In celebration of the biggest music competition in the world, the BBC is promising plenty of Eurovision content across TV, radio and online.
Director of Entertainment, Kate Phillips says "Eurovision is coming back with a boom bang a bang to the BBC this year! After a year without the live contest, we can’t wait for it to return bigger and better. We’ll be celebrating Eurovision across the BBC on all our platforms, from TV, radio and online. Over on BBC Four, coverage will go beyond the semi-finals, where viewers can watch some classic Eurovision moments from across the years. Radio 2 continues to be the home of Eurovision on the airwaves, and Radio 1 Newsbeat brings an exclusive documentary to iPlayer following James Newman and his journey to Rotterdam! Not forgetting the Grand Final over on BBC One, plus so much more brilliant Eurovision content not to be missed this May on the BBC!"
Grand Final Saturday 22 May, 8pm, BBC One
Graham Norton will provide the commentary on BBC One for Europe’s biggest party night of the year.
The Eurovision Song Contest 2021, will be hosted by Chantal Janzen, Jan Smit, Edsilia Rombley and Nikkie de Jager (also known as NikkieTutorials) and broadcast live on BBC One and BBC Radio 2. The qualifying acts from the semi-finals will join hosts Netherlands plus the Big Five countries France, Germany, Italy, Spain and the United Kingdom in the Grand Final of the 65th Eurovision Song Contest from The Ahoy in Rotterdam.
This year we will see interval performances from Dutch DJ Afrojack featuring Glennis Grace and Wulf as they will perform Music Binds Us a specially commissioned piece for the Grand Final. Current reigning Eurovison winner from 2019, Duncan Laurence, will be performing his winning song Arcade. Plus we will a multi act performance entitled Rock the Roof, a collaboration featuring six former Eurovision winners - Lenny Kuhr (1969), Teach-In (1975), Sandra Kim (1986), Helena Paparizou (2005), Lordi (2006) and Måns Zelmerlöw (2015).
Semi-Finals Tuesday 18 May, 8pm, BBC Four
The semi-finals will be live on BBC Four, presented by Rylan Clark-Neal, Scott Mills and Chelcee Grimes.
In the first semi-final, the first group of countries will compete for a place in Saturday’s Grand Final.

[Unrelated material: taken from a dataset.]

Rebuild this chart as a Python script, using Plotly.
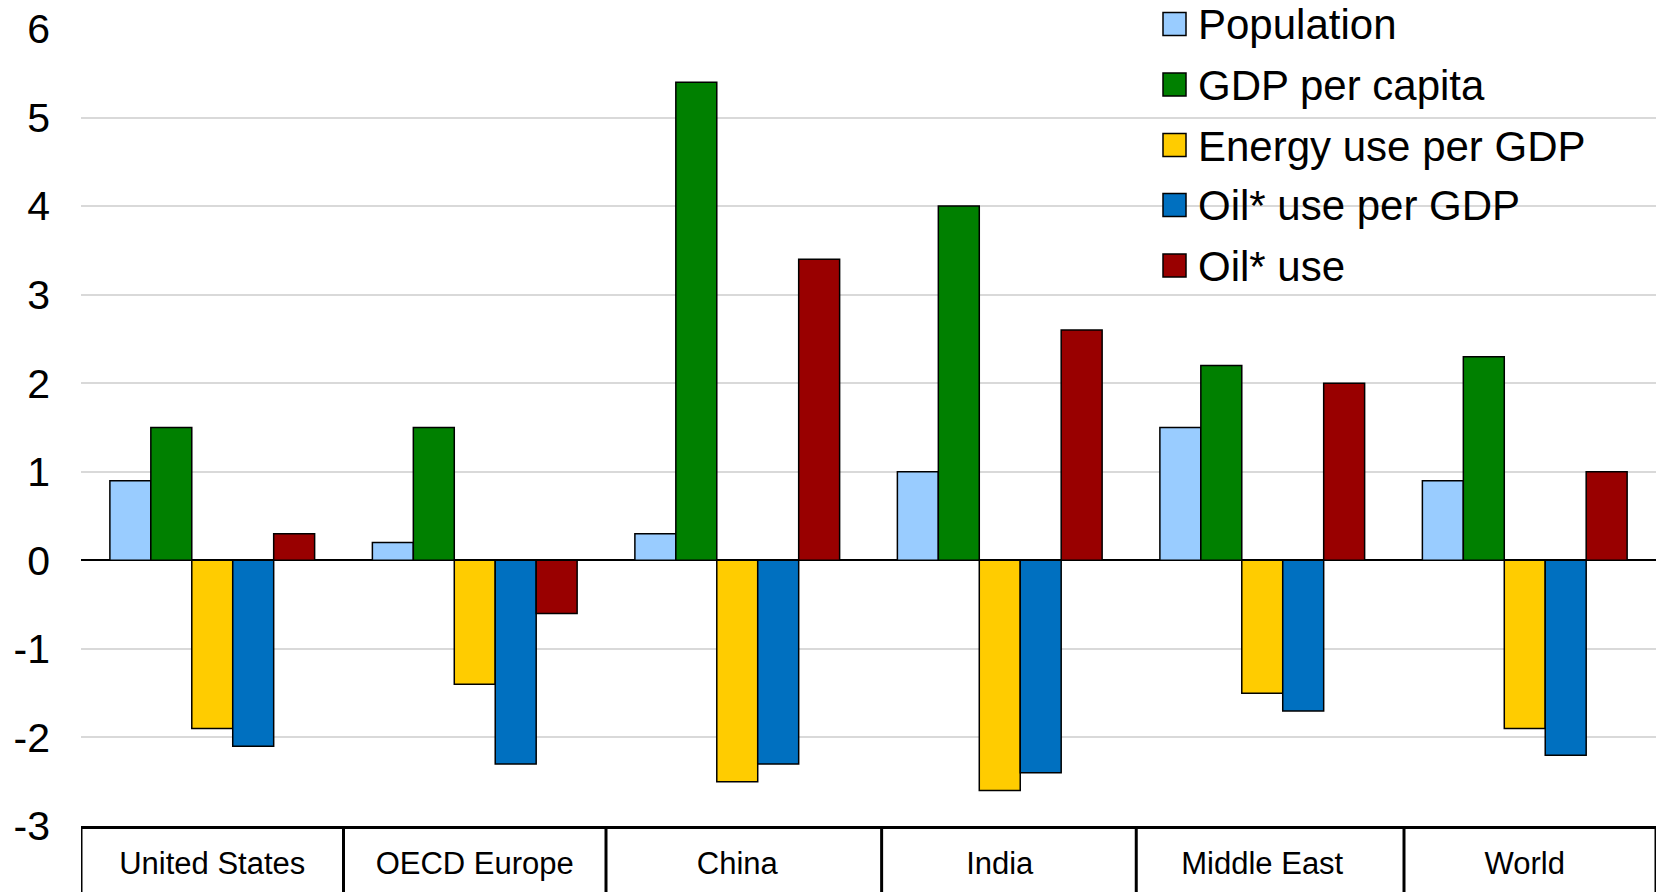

The 16 countries competing are: Lithuania, Slovenia, Russia, Sweden, Australia, North Macedonia, Ireland, Cyprus, Norway, Croatia, Belgium, Israel, Romania, Azerbaijan, Ukraine and Malta.
Thursday 20 May, 8pm
The second semi-final of the Eurovision Song Contest 2021 will feature 17 different acts taking to the stage in the hope of securing a place in Saturday’s Grand Final.
Competing this evening are: San Marino, Estonia, Czech Republic, Greece, Austria, Poland, Moldova, Iceland, Serbia, Georgia, Albania, Portugal, Bulgaria, Finland, Latvia, Switzerland and Denmark. Viewers in the United Kingdom are able to vote in this semi-final once all of the nights acts have performed.
The A-Z of Eurovision
Rylan Clark-Neal narrates a guide to all things Eurovision in this compilation of highlights, as he takes a sideways look at the greatest singing contest on the planet.
Moving through the alphabet, Rylan will be taking us from A, which is of course for Abba & Azerbaijan but also animals - featuring the Italian gorilla suit man and Azerbaijan’s artist dancing with a horse’s head through Z is for Zelmerlöw, Måns Zelmerlöw to be precise. The only Eurovision performer to have won the contest, hosted the contest and taken part in an interval act.
The A-Z of Eurovision, first broadcast in 2020 and produced by BBC Studios, will feature all the disasters, the costume changes and memorable musical moments from 65 years of Eurovision.
Eurovision at 60
First shown to celebrate the Eurovision Song Contest’s 60th anniversary in 2015, BBC Four joins the celebrations with an appreciation of the joy, fun, scandal and intrigue that has defined the Eurovision Song Contest.
It’s a story of pioneering songs, singers and programme makers; complex and extraordinary technology, laborious voting and a bit of naughtiness. Above all, it can be argued that Eurovision is a symbol of tolerance. As Graham Norton says of Conchita Wurst’s 2014 win: “The people had spoken… and they were nicer and more tolerant people than their governments let us think.”